Mr. Seinfeld — one of America’s most renowned stand-up comedians — decided to return to his New York City stand-up roots with a five-show tour of his hometown, hitting every borough with a Thursday night show, the same night Seinfeld ran until its last episode in May 1998.
Mr. Seinfeld, the television super star whose grandparents were born in the Bronx, mentioned how unusual it was for him to perform here.
“People didn’t believe I’m coming here. ‘There’s no way that he’s really showing up. You text me if he shows up, because there’s no reason for him to come to Lehman. I would not come here if I were him. I would be in Vegas if I were him,’” he said, eliciting laughs and a few jeers from the crowd.
Mr. Seinfeld had the Lehman crowd roaring (some to the point of tears) during his hour-long set, which was followed by a short question and answer session. Since Seinfeld concluded, the man for which the show is named got married and has kept a relatively low profile. He has appeared in a few films and has been a guest on a number of television shows. The show at Manhattan’s Beacon Theater on Oct. 4, was the first time he had performed in New York City since 1998.
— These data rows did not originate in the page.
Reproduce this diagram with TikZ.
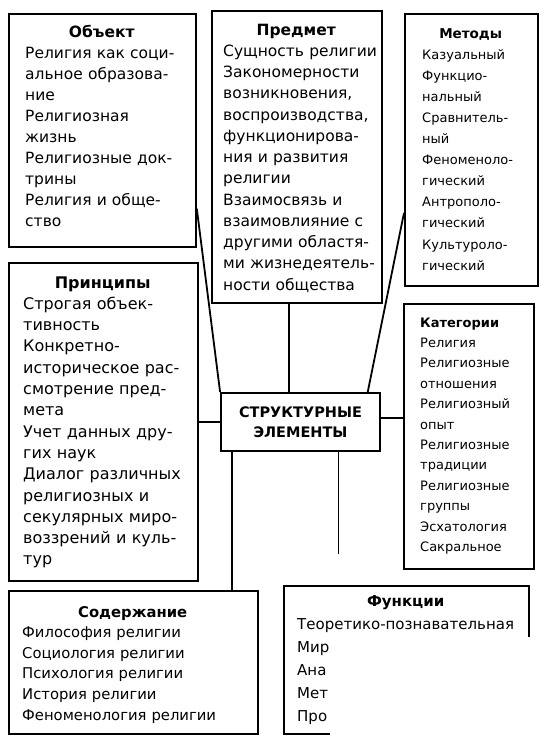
\documentclass[tikz,border=0pt]{standalone}
\usepackage{fontspec}
\setmainfont{DejaVu Sans}
\usetikzlibrary{calc}
\begin{document}
\begin{tikzpicture}[x=1pt,y=-1pt,
  box/.style={draw=black, line width=1.8pt, inner sep=0pt, anchor=north west},
  txt/.style={anchor=base west, inner sep=0pt, align=left, text width=300pt},
  link/.style={draw=black, line width=1.8pt}]
\useasboundingbox (0,0) rectangle (546,753);
\fill[white] (0,0) rectangle (546,753);

% boxes
\node[box, minimum width=187pt, minimum height=233pt] (obj) at (8,13) {};
\node[box, minimum width=170pt, minimum height=292pt] (pred) at (211,10) {};
\node[box, minimum width=133pt, minimum height=272pt] (met) at (404,13) {};
\node[box, minimum width=189pt, minimum height=318pt] (prin) at (8,262) {};
\node[box, minimum width=130pt, minimum height=265pt] (kat) at (403,303) {};
\node[box, minimum width=249pt, minimum height=143pt] (soder) at (8,590) {};
\node[box, minimum width=245pt, minimum height=148pt] (func) at (283,585) {};
\node[draw=black, line width=1.8pt, inner sep=0pt, minimum width=159pt, minimum height=58pt,
  align=center, font=\fontsize{14.5}{20}\selectfont\bfseries] (core) at (300.5,422)
  {СТРУКТУРНЫЕ\\ЭЛЕМЕНТЫ};

% connectors
\draw[link] ($(obj.north east)!0.833!(obj.south east)$) -- (core.north west);
\draw[link] ($(met.north west)!0.73!(met.south west)$) -- ($(core.north west)!0.918!(core.north east)$);
\draw[link] ($(pred.south west)!0.453!(pred.south east)$) coordinate (pa) -- (pa |- core.north);
\draw[link] (core.west) -- (core.west -| prin.east);
\draw[link] ($(core.north east)!0.43!(core.south east)$) coordinate (ka) -- (ka -| kat.west);
\draw[link] ($(core.south west)!0.075!(core.south east)$) coordinate (sa) -- (sa |- soder.north);
\draw[link] ($(core.south west)!0.736!(core.south east)$) coordinate (fa) -- ($(fa)+(0,102)$) coordinate (fend);

% texts
\node[txt, font=\fontsize{15.5}{21}\selectfont] (objT) at (25,37)
 {\makebox[153pt]{\bfseries Объект}\\Религия как соци-\\альное образова-\\ние\\Религиозная\\жизнь\\Религиозные док-\\трины\\Религия и обще-\\ство};
\node[txt, font=\fontsize{15.5}{21.25}\selectfont] (predT) at (223,35)
 {\makebox[146pt]{\bfseries Предмет}\\Сущность религии\\Закономерности\\возникновения,\\воспроизводства,\\функционирова-\\ния и развития\\религии\\Взаимосвязь и\\взаимовлияние с\\другими областя-\\ми жизнедеятель-\\ности общества};
\node[txt, font=\fontsize{13}{21.1}\selectfont] (metT) at (422,38)
 {\makebox[97pt]{\bfseries\fontsize{13.5}{21.1}\selectfont Методы}\\Казуальный\\Функцио-\\нальный\\Сравнитель-\\ный\\Феноменоло-\\гический\\Антрополо-\\гический\\Культуроло-\\гический};
\node[txt, font=\fontsize{16}{21.3}\selectfont] (prinT) at (23,288)
 {\makebox[159pt]{\bfseries Принципы}\\Строгая объек-\\тивность\\Конкретно-\\историческое рас-\\смотрение пред-\\мета\\Учет данных дру-\\гих наук\\Диалог различных\\религиозных и\\секулярных миро-\\воззрений и куль-\\тур};
\node[txt, font=\fontsize{13}{20.4}\selectfont] (katT) at (420,327)
 {{\bfseries Категории}\\Религия\\Религиозные\\отношения\\Религиозный\\опыт\\Религиозные\\традиции\\Религиозные\\группы\\Эсхатология\\Сакральное};
\node[txt, font=\fontsize{14.8}{20.6}\selectfont] (soderT) at (22,617)
 {\makebox[221pt]{\bfseries Содержание}\\Философия религии\\Социология религии\\Психология религии\\История религии\\Феноменология религии};
\node[txt, font=\fontsize{15}{23}\selectfont] (funcT) at (297,606)
 {\makebox[217pt]{\bfseries Функции}\\Теоретико-познавательная\\Мир\\Ана\\Мет\\Про};

% white patch covering the lower right corner
\fill[white] (330,637) rectangle (546,753);
\end{tikzpicture}
\end{document}
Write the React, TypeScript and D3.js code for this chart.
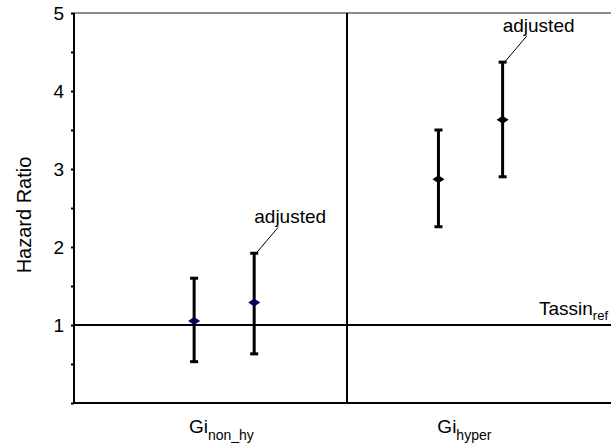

At 58, he hasn’t lost a step. He was his usual energetic self at Lehman. After he finished his set, he sprinted off the stage to a standing ovation.
He returned for a Q and A and got thrown a softball.
What about a Seinfeld reunion?
“I think a Seinfeld reunion is a possibility, but you have to wait until all four careers to be completely in the toilet. That’s a prerequisite for the offers to go out on a show like that, and we are working on that as we speak,” he said.
The sold-out show bodes well for entertainment in the Bronx.